Необходимость такого курса бесспорна. Все разумные люди всех времен в этом согласны. Речь не о литературе и не о каком-то ином искусстве, не об истории, не о какой-либо науке. Это изучение самого себя. Человек, познай себя. Эти слова так избиты, что я краснею, выводя их на бумаге. Тем не менее они должны быть написаны, поскольку необходимы. (Пристыженно беру назад свое смущение.) Человек, познай себя. Говорю это вслух. Это одно из тех изречений, что знакомы каждому, ценность которых общепризнана, и которые применяют на практике лишь самые проницательные. Не знаю, почему. Я совершенно убежден, что более всего в жизни среднего благонамеренного человека современности недостает рефлексивного настроя.
Мы не размышляем. Я имею в виду, мы не размышляем над подлинно важными вещами; над проблемой нашего счастья, над главным направлением нашего движения, над тем, что жизнь дает нам, над тем, в какой мере разум определяет (или не определяет) наши действия, и над связью между нашими принципами и нашим поведением.
И все же вы ищете счастья, не так ли? Вы уже нашли его?
Вероятно, еще нет. Вероятно, вы уже пришли к убеждению, что счастье недостижимо. Но люди достигали его. И достигали путем понимания, что счастье не происходит из погони за физическим или умственным наслаждением, но из развития разума и согласования поведения с принципами.
Полагаю, у вас не хватит смелости отрицать это. А если вы это признаете и все же не уделяете часть дня сознательному рассмотрению собственного разума, принципов и поведения, вы заодно признаете, что, стремясь к определенной вещи, постоянно оставляете несделанным единственное действие, необходимое для достижения этой вещи.
Итак, мне ли краснеть, или вам?
Не опасайтесь, что я намерен навязать вам какие-то принципы. Мне безразлично (в данном случае), каковы ваши принципы. Ваши принципы могут побуждать вас верить в добродетельность кражи со взломом. Не имею возражений. Все, на чем я настаиваю, — что жизнь, где поведение плохо согласуется с принципами, — нелепая жизнь; и что поведение может быть согласовано с принципами только путем ежедневного исследования, размышления и принятия решения. К постоянному унынию грабителей приводит то, что их принципы идут вразрез с воровством. Если они искренне верят в моральное превосходство воровства, каторга будет означать для них только множество счастливых лет; все мученики счастливы, ибо их поведение согласно с принципами.

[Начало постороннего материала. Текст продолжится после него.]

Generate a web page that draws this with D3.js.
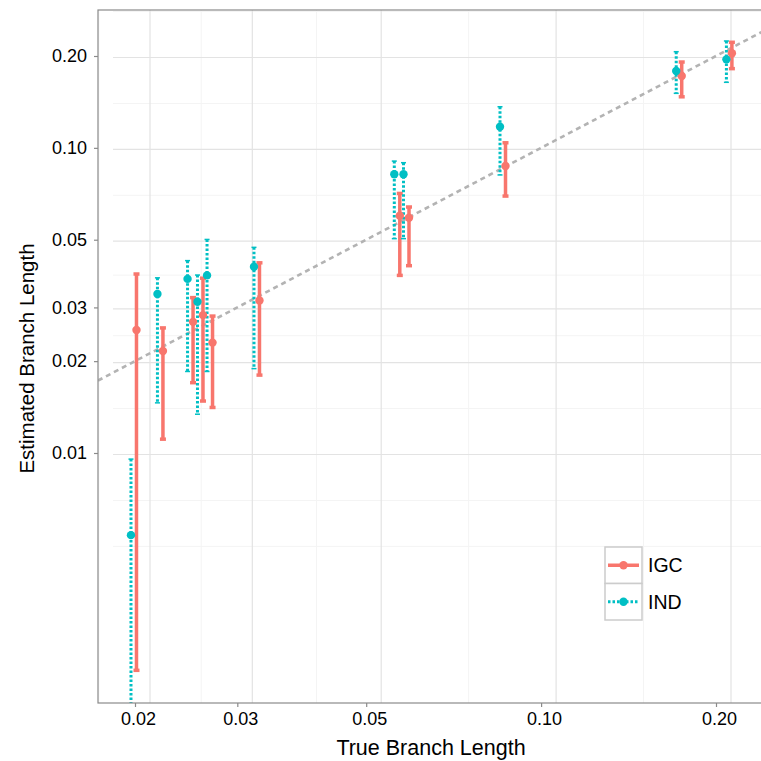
<!DOCTYPE html>
<meta charset="utf-8">
<html>
<head>
<style>
  body { margin: 0; background: #fff; }
  svg { display: block; }
  text { font-family: "Liberation Sans", Arial, Helvetica, sans-serif; fill: #000; }
</style>
</head>
<body>
<svg id="chart" width="761" height="761"></svg>
<script src="https://d3js.org/d3.v7.min.js"></script>
<script>

// true branch length for each branch
var trueLen = [0.0199, 0.0221, 0.0249, 0.0259, 0.0269, 0.0324, 0.0565, 0.0586, 0.0859, 0.1727, 0.2107];

// IGC estimates with lower/upper bounds
var igcEst = [0.0253, 0.0216, 0.0269, 0.0283, 0.0230, 0.0316, 0.0599, 0.0590, 0.0872, 0.172, 0.2041];
var igcLo  = [0.00194, 0.0111, 0.0170, 0.0148, 0.0141, 0.0180, 0.0382, 0.0411, 0.0695, 0.147, 0.1818];
var igcHi  = [0.0386, 0.0257, 0.0323, 0.0374, 0.0281, 0.0420, 0.0709, 0.0640, 0.1039, 0.1911, 0.2218];

// IND estimates with lower/upper bounds
var indEst = [0.00538, 0.0332, 0.0372, 0.0313, 0.0382, 0.0408, 0.0819, 0.0819, 0.1173, 0.1786, 0.195];
var indLo  = [0.0012, 0.0146, 0.0185, 0.0134, 0.0185, 0.0189, 0.0504, 0.0504, 0.0815, 0.1509, 0.164];
var indHi  = [0.00955, 0.0375, 0.0427, 0.0383, 0.0501, 0.0472, 0.0905, 0.0894, 0.1364, 0.2066, 0.224];

var xTicks = [0.02, 0.03, 0.05, 0.10, 0.20];
var yTicks = [0.01, 0.02, 0.03, 0.05, 0.10, 0.20];
var xMinor = [0.01633, 0.0245, 0.0387, 0.0707, 0.1414];
var yMinor = [0.005, 0.00707, 0.01414, 0.0245, 0.0387, 0.0707, 0.1414, 0.283];

var seriesNames = ["IGC", "IND"];
var colors = {IGC: "#F8766D", IND: "#00BFC4"};

var svg = d3.select("#chart");
var panel = {left: 98, top: 10, right: 762, bottom: 703};

var x = d3.scaleLog().domain([0.02, 0.2]).range([135, 716]);
var y = d3.scaleLog().domain([0.01, 0.2]).range([453, 56]);

svg.append("defs").append("clipPath").attr("id", "clip")
  .append("rect")
    .attr("x", panel.left).attr("y", panel.top)
    .attr("width", panel.right - panel.left).attr("height", panel.bottom - panel.top);

// grid (the reference grid sits a bit off the axes)
var grid = svg.append("g").attr("clip-path", "url(#clip)")
  .append("g").attr("transform", "translate(15,1.5)");

grid.selectAll(".hminor").data(yMinor).enter().append("line")
    .attr("x1", panel.left).attr("x2", panel.right + 20)
    .attr("y1", function(d) { return y(d); }).attr("y2", function(d) { return y(d); })
    .attr("stroke", "#f4f4f4").attr("stroke-width", 1);
grid.selectAll(".vminor").data(xMinor).enter().append("line")
    .attr("y1", panel.top - 5).attr("y2", panel.bottom)
    .attr("x1", function(d) { return x(d); }).attr("x2", function(d) { return x(d); })
    .attr("stroke", "#f4f4f4").attr("stroke-width", 1);
grid.selectAll(".hmajor").data(yTicks).enter().append("line")
    .attr("x1", panel.left).attr("x2", panel.right + 20)
    .attr("y1", function(d) { return y(d); }).attr("y2", function(d) { return y(d); })
    .attr("stroke", "#e3e3e3").attr("stroke-width", 1.2);
grid.selectAll(".vmajor").data(xTicks).enter().append("line")
    .attr("y1", panel.top - 5).attr("y2", panel.bottom)
    .attr("x1", function(d) { return x(d); }).attr("x2", function(d) { return x(d); })
    .attr("stroke", "#e3e3e3").attr("stroke-width", 1.2);

var plot = svg.append("g").attr("clip-path", "url(#clip)");

// y = x reference line
var lo = x.invert(panel.left), hi = x.invert(panel.right);
plot.append("line")
    .attr("x1", x(lo)).attr("y1", y(lo))
    .attr("x2", x(hi)).attr("y2", y(hi))
    .attr("stroke", "#b3b3b3").attr("stroke-width", 2.6)
    .attr("stroke-dasharray", "5,4");

var data = [];
trueLen.forEach(function(t, i) {
  data.push({s: "IGC", t: t, est: igcEst[i], lo: igcLo[i], hi: igcHi[i], dx: 2.75});
  data.push({s: "IND", t: t, est: indEst[i], lo: indLo[i], hi: indHi[i], dx: -2.75});
});

function drawBars(name) {
  var rows = data.filter(function(d) { return d.s == name; });
  var g = plot.append("g");
  var dotted = name == "IND";
  g.selectAll("line.bar").data(rows).enter().append("line")
      .attr("x1", function(d) { return x(d.t) + d.dx; })
      .attr("x2", function(d) { return x(d.t) + d.dx; })
      .attr("y1", function(d) { return y(d.hi); })
      .attr("y2", function(d) { return y(d.lo); })
      .attr("stroke", colors[name])
      .attr("stroke-width", dotted ? 3 : 3.5)
      .attr("stroke-dasharray", dotted ? "2.5,2" : null);
  ["lo", "hi"].forEach(function(k) {
    g.selectAll("line.cap" + k).data(rows).enter().append("line")
        .attr("x1", function(d) { return x(d.t) + d.dx - (dotted ? 2.5 : 3); })
        .attr("x2", function(d) { return x(d.t) + d.dx + (dotted ? 2.5 : 3); })
        .attr("y1", function(d) { return y(d[k]); })
        .attr("y2", function(d) { return y(d[k]); })
        .attr("stroke", colors[name])
        .attr("stroke-width", dotted ? 1.5 : 3.5);
  });
}

function drawPoints(name) {
  var rows = data.filter(function(d) { return d.s == name; });
  plot.append("g").selectAll("circle").data(rows).enter().append("circle")
      .attr("cx", function(d) { return x(d.t) + d.dx; })
      .attr("cy", function(d) { return y(d.est); })
      .attr("r", 4.2)
      .attr("fill", colors[name]);
}

seriesNames.forEach(drawBars);
seriesNames.forEach(drawPoints);

// panel border
svg.append("rect")
    .attr("x", panel.left).attr("y", panel.top)
    .attr("width", panel.right - panel.left).attr("height", panel.bottom - panel.top)
    .attr("fill", "none").attr("stroke", "#8a8a8a").attr("stroke-width", 1.2);

// axes
var yAxis = svg.append("g")
    .attr("transform", "translate(" + panel.left + ",0)")
    .call(d3.axisLeft(y).tickValues(yTicks).tickFormat(d3.format(".2f")).tickSize(4).tickPadding(7));
var xAxis = svg.append("g")
    .attr("transform", "translate(0," + panel.bottom + ")")
    .call(d3.axisBottom(x).tickValues(xTicks).tickFormat(d3.format(".2f")).tickSize(4).tickPadding(5));
[xAxis, yAxis].forEach(function(a) {
  a.select(".domain").remove();
  a.selectAll(".tick line").attr("stroke", "#8a8a8a").attr("stroke-width", 1.2);
  a.selectAll(".tick text").attr("font-size", 18).attr("fill", "#111")
      .style("font-family", "'Liberation Sans', Arial, sans-serif");
});
xAxis.selectAll(".tick text").attr("dx", 3);

svg.append("text")
    .attr("x", 431).attr("y", 755)
    .attr("text-anchor", "middle").attr("font-size", 21.5)
    .text("True Branch Length");
svg.append("text")
    .attr("transform", "translate(34," + ((panel.top + panel.bottom) / 2 + 2) + ") rotate(-90)")
    .attr("text-anchor", "middle").attr("font-size", 20.5)
    .text("Estimated Branch Length");

// legend
var legend = svg.append("g").attr("transform", "translate(605,547)");
seriesNames.forEach(function(name, i) {
  var k = legend.append("g").attr("transform", "translate(0," + (i * 36.5) + ")");
  k.append("rect").attr("width", 37).attr("height", 36.5)
      .attr("fill", "#fff").attr("stroke", "#cccccc").attr("stroke-width", 1.5);
  k.append("line").attr("x1", 3).attr("x2", 34).attr("y1", 18.25).attr("y2", 18.25)
      .attr("stroke", colors[name])
      .attr("stroke-width", name == "IND" ? 3 : 3.5)
      .attr("stroke-dasharray", name == "IND" ? "2.5,2" : null);
  k.append("circle").attr("cx", 18.5).attr("cy", 18.25).attr("r", 4.2).attr("fill", colors[name]);
  k.append("text").attr("x", 43).attr("y", 18.25).attr("dy", "0.36em")
      .attr("font-size", 19.5).text(name);
});

</script>
</body>
</html>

Что касается разума (определяющего поведение и не вовсе непричастного к формированию принципов), то в нашей жизни он играет куда меньшую роль, чем нам кажется. Нам следует быть разумными, но мы уж скорее инстинктивны, нежели разумны. И чем меньше мы размышляем, тем менее мы разумны. В следующий раз, когда будете препираться с официантом по поводу пережаренного стейка, пригласите разум в кабинет вашего ума и посоветуйтесь. Вероятно, он скажет вам, что официант не готовил стейк и не руководил готовкой; и даже будь он единственным, кого следует винить, вы ничего не добьетесь ссорой; вы лишь уроните достоинство, представ глупцом в глазах разумных людей, и озлобите официанта, нимало не улучшив стейк.
В итоге этой консультации с разумом (за которую с вас не возьмут платы), когда ваш стейк вновь окажется пережарен, вы отнесетесь к официанту дружески, сохраняя полное спокойствие и доброе расположение духа, и вежливо настоите на свежем стейке. Выигрыш будет очевидным и весомым.

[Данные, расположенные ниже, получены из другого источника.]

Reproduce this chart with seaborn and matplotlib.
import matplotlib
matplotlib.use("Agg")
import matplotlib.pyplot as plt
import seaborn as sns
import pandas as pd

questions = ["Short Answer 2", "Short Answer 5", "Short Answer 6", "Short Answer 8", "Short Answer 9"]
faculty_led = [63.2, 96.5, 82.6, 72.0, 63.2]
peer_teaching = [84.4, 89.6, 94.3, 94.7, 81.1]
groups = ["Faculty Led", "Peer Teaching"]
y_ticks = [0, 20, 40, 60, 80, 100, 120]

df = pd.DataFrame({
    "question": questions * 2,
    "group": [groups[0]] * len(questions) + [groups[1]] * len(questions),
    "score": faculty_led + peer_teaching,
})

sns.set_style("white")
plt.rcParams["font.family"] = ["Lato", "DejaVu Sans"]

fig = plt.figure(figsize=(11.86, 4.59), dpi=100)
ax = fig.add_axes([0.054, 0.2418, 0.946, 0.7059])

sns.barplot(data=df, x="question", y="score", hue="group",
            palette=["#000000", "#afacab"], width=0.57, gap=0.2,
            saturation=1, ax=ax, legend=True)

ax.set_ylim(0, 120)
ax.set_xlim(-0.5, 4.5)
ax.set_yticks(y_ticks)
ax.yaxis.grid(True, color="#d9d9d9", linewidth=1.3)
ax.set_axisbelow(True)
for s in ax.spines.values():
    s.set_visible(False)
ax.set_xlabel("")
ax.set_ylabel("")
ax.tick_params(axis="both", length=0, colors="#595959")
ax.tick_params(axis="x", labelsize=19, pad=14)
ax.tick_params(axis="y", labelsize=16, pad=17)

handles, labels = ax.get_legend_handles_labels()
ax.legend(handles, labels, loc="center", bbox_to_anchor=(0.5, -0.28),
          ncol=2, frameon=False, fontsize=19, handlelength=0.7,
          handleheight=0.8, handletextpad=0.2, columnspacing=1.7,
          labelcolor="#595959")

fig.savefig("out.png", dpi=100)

В формировании или изменении принципов и поведения большую помощь могут оказать книги (от шести пенсов и выше). В предыдущей главе я упоминал Марка Аврелия и Эпиктета. На ум сразу приходят даже более известные работы. Могу отметить Паскаля, Лабрюйера и Эмерсона. Меня же вы не заставите отправиться в путешествие без моего Марка Аврелия. Да, книги ценны. Но не чтение книг происходит в ежедневном откровенном, честном исследовании того, что мы недавно сделали и что собираемся делать — спокойном взгляде себе в лицо (хотя зрелище может смутить).

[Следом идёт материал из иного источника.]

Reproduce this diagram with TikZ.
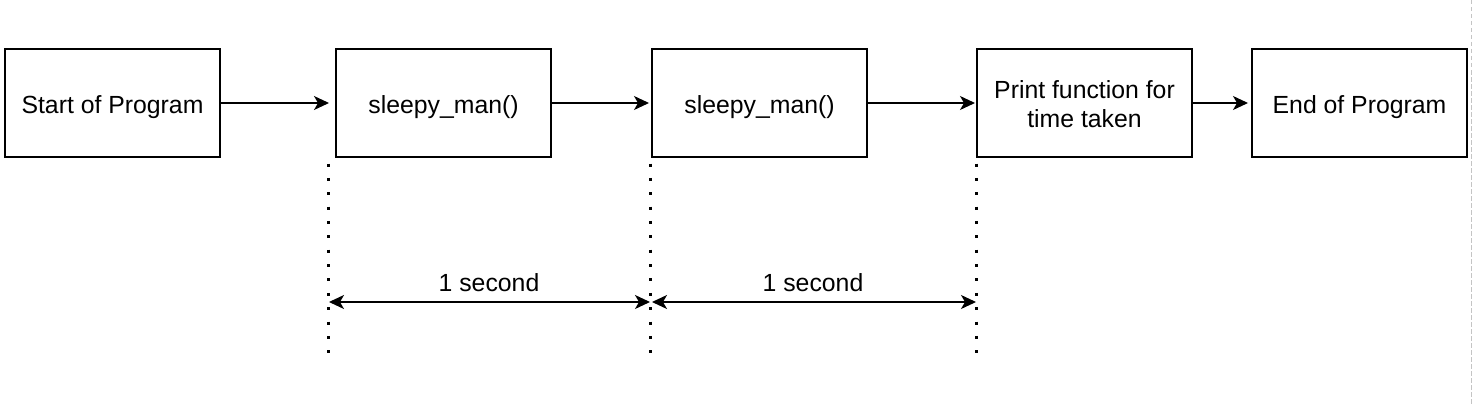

Когда может быть сделано это важное дело? Вечернее уединение по дороге домой мне представляется подходящим. Рефлексирующий настрой естественно следует за усилием прожитого дня. Конечно, если вместо исполнения элементарной и глубоко важной обязанности вы предпочитаете читать газету (которую с тем же успехом можно читать в ожидании ужина), мне нечего сказать. Но посвящать этому некоторое время в течение дня вы должны. Теперь переходим к вечерним часам.
IX Интерес к искусству
Многие люди по вечерам неуклонно соблюдают безделье, поскольку не видят иной альтернативы, кроме чтения; а им не повезло иметь вкус к литературе. Это большая ошибка.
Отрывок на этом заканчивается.